Given material start

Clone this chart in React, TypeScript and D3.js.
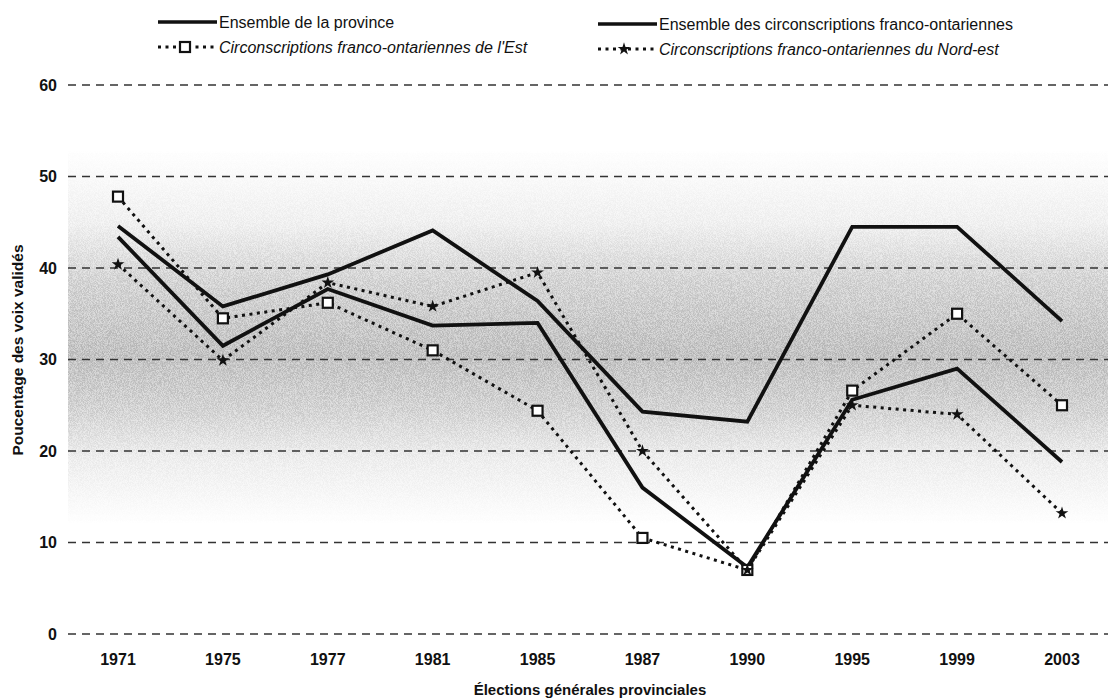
import React from 'react';
import * as d3 from 'd3';

// années des élections
const years = ['1971', '1975', '1977', '1981', '1985', '1987', '1990', '1995', '1999', '2003'];
// pourcentages
const province = [44.6, 35.8, 39.3, 44.1, 36.4, 24.3, 23.2, 44.5, 44.5, 34.2];
const francoOnt = [43.4, 31.5, 37.7, 33.7, 34.0, 16.0, 7.3, 25.6, 29.0, 18.8];
const est = [47.8, 34.5, 36.2, 31.0, 24.4, 10.5, 7.0, 26.6, 35.0, 25.0];
const nordEst = [40.4, 29.9, 38.4, 35.8, 39.5, 20.0, 7.0, 25.0, 24.0, 13.2];
const yTicks = [0, 10, 20, 30, 40, 50, 60];

const W = 1108;
const H = 700;
const narrow = '"Liberation Sans Narrow", "Arial Narrow", "Liberation Sans", Arial, sans-serif';
const sans = '"Liberation Sans", Arial, sans-serif';

export default function App() {
  const x = d3.scalePoint().domain(years).range([118, 1062]).padding(0);
  const y = d3.scaleLinear().domain([0, 60]).range([634, 85]);

  const line = d3
    .line<number>()
    .x((_, i) => x(years[i]) as number)
    .y((d) => y(d));

  const star = d3.symbol().type(d3.symbolStar).size(50)();

  const dotted = { fill: 'none', stroke: '#111', strokeWidth: 3, strokeDasharray: '3 4.5' };
  const solid = { fill: 'none', stroke: '#111', strokeWidth: 3.8, strokeLinejoin: 'miter' as const };

  return (
    <svg width={W} height={H} style={{ position: 'absolute', left: 0, top: 0, background: '#fff' }}>
      <defs>
        <linearGradient id="band" x1="0" y1="0" x2="0" y2="1">
          <stop offset="0" stopColor="#000" stopOpacity="0" />
          <stop offset="0.2" stopColor="#000" stopOpacity="0.1" />
          <stop offset="0.35" stopColor="#000" stopOpacity="0.3" />
          <stop offset="0.55" stopColor="#000" stopOpacity="0.45" />
          <stop offset="0.7" stopColor="#000" stopOpacity="0.3" />
          <stop offset="0.82" stopColor="#000" stopOpacity="0.12" />
          <stop offset="1" stopColor="#000" stopOpacity="0" />
        </linearGradient>
        <filter id="grain" x="0" y="0" width="100%" height="100%">
          <feTurbulence type="fractalNoise" baseFrequency="0.85 1.6" numOctaves="2" seed="4" result="n" />
          <feColorMatrix
            in="n"
            type="matrix"
            values="0 0 0 0 0.25  0 0 0 0 0.25  0 0 0 0 0.25  3.2 0 0 0 -1.1"
            result="dots"
          />
          <feComposite in="dots" in2="SourceGraphic" operator="in" />
        </filter>
      </defs>

      {/* fond gris tramé */}
      <rect x={68} y={y(53)} width={W - 68} height={y(12) - y(53)} fill="url(#band)" opacity={0.38} />
      <rect x={68} y={y(53)} width={W - 68} height={y(12) - y(53)} fill="url(#band)" filter="url(#grain)" />

      {/* grille */}
      {yTicks.map((t) => (
        <g key={t}>
          <line
            x1={68}
            x2={W}
            y1={y(t)}
            y2={y(t)}
            stroke="#333"
            strokeWidth={1.3}
            strokeDasharray="8 6"
          />
          <text
            x={57}
            y={y(t)}
            dy="0.35em"
            textAnchor="end"
            fontFamily={sans}
            fontWeight="bold"
            fontSize={16}
            fill="#111"
          >
            {t}
          </text>
        </g>
      ))}

      {years.map((yr) => (
        <text
          key={yr}
          x={x(yr)}
          y={665}
          textAnchor="middle"
          fontFamily={sans}
          fontWeight="bold"
          fontSize={16}
          fill="#111"
        >
          {yr}
        </text>
      ))}

      <text x={590} y={695} textAnchor="middle" fontFamily={sans} fontWeight="bold" fontSize={15} fill="#111">
        Élections générales provinciales
      </text>
      <text
        transform="translate(23,350) rotate(-90)"
        textAnchor="middle"
        fontFamily={sans}
        fontWeight="bold"
        fontSize={15.5}
        fill="#111"
      >
        Poucentage des voix validés
      </text>

      {/* séries */}
      <path d={line(est) as string} {...dotted} />
      <path d={line(nordEst) as string} {...dotted} />
      <path d={line(province) as string} {...solid} />
      <path d={line(francoOnt) as string} {...solid} />

      {est.map((v, i) => (
        <rect
          key={i}
          x={(x(years[i]) as number) - 5}
          y={y(v) - 5}
          width={10}
          height={10}
          fill="#fff"
          stroke="#111"
          strokeWidth={2.2}
        />
      ))}
      {nordEst.map((v, i) => (
        <path key={i} d={star as string} transform={`translate(${x(years[i])},${y(v)})`} fill="#111" />
      ))}

      {/* légende */}
      <line x1={158} x2={217} y1={22} y2={22} stroke="#111" strokeWidth={3.4} />
      <text x={219} y={22} dy="0.35em" fontFamily={narrow} fontSize={16} fill="#111">
        Ensemble de la province
      </text>
      <line x1={598} x2={657} y1={24} y2={24} stroke="#111" strokeWidth={3.4} />
      <text x={659} y={24} dy="0.35em" fontFamily={narrow} fontSize={16} fill="#111">
        Ensemble des circonscriptions franco-ontariennes
      </text>

      <line x1={158} x2={217} y1={47} y2={47} {...dotted} />
      <rect x={180} y={42} width={10} height={10} fill="#fff" stroke="#111" strokeWidth={2.2} />
      <text x={219} y={47} dy="0.35em" fontFamily={narrow} fontStyle="italic" fontSize={16} fill="#111">
        Circonscriptions franco-ontariennes de l'Est
      </text>
      <line x1={598} x2={657} y1={49} y2={49} {...dotted} />
      <path d={star as string} transform="translate(624,49)" fill="#111" />
      <text x={659} y={49} dy="0.35em" fontFamily={narrow} fontStyle="italic" fontSize={16} fill="#111">
        Circonscriptions franco-ontariennes du Nord-est
      </text>
    </svg>
  );
}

Given material end

Pictures are excluded: retype only the lines from the beginning of the listing above through the line with "import * as d3 from 'd3';", both included.

Clone this chart in React, TypeScript and D3.js.
import React from 'react';
import * as d3 from 'd3';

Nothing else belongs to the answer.